* [Work to be completed]
Answer with nothing except the number of lines that contain the word "this".

* [Given information]
★ ★ ★ ★

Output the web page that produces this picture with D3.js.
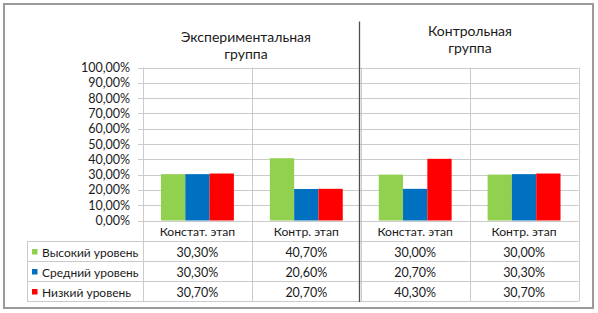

★ ★ ★ ★

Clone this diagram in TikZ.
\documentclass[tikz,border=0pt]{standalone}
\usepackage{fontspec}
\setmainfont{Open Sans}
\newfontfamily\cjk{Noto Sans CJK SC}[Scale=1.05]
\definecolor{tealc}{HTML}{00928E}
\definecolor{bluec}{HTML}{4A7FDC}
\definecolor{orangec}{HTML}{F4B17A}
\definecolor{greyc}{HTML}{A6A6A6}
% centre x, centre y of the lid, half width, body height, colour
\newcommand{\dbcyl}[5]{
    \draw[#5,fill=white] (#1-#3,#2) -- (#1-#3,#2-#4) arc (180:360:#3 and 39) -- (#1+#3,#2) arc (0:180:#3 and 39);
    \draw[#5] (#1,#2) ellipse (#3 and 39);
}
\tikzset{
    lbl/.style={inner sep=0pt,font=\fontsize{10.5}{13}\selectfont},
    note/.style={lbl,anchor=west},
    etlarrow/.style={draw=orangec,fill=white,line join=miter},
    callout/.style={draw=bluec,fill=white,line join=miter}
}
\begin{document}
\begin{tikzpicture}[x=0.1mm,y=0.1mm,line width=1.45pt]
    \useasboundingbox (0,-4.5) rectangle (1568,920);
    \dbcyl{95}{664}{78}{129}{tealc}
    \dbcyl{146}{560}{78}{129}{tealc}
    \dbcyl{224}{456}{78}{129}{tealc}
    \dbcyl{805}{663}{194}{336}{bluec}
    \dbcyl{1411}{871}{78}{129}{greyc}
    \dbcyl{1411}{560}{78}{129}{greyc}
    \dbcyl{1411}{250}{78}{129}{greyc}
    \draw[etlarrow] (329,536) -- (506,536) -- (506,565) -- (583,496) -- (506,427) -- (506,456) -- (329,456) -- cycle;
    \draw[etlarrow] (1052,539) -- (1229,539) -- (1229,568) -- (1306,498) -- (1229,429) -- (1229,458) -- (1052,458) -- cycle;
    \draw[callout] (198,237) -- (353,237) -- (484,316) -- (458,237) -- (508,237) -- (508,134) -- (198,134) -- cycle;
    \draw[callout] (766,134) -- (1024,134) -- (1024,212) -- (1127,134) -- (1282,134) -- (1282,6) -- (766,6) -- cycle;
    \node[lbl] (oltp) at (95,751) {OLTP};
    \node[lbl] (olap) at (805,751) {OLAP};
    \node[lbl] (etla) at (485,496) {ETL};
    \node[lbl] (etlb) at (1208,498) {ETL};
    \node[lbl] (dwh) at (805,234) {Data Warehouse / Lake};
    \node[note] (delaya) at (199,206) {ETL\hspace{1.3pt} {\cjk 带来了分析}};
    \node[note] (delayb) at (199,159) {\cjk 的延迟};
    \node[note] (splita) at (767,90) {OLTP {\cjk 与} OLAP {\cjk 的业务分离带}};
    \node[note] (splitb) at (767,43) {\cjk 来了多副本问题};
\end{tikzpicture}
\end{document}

★ ★ ★ ★

* [Expected output]
2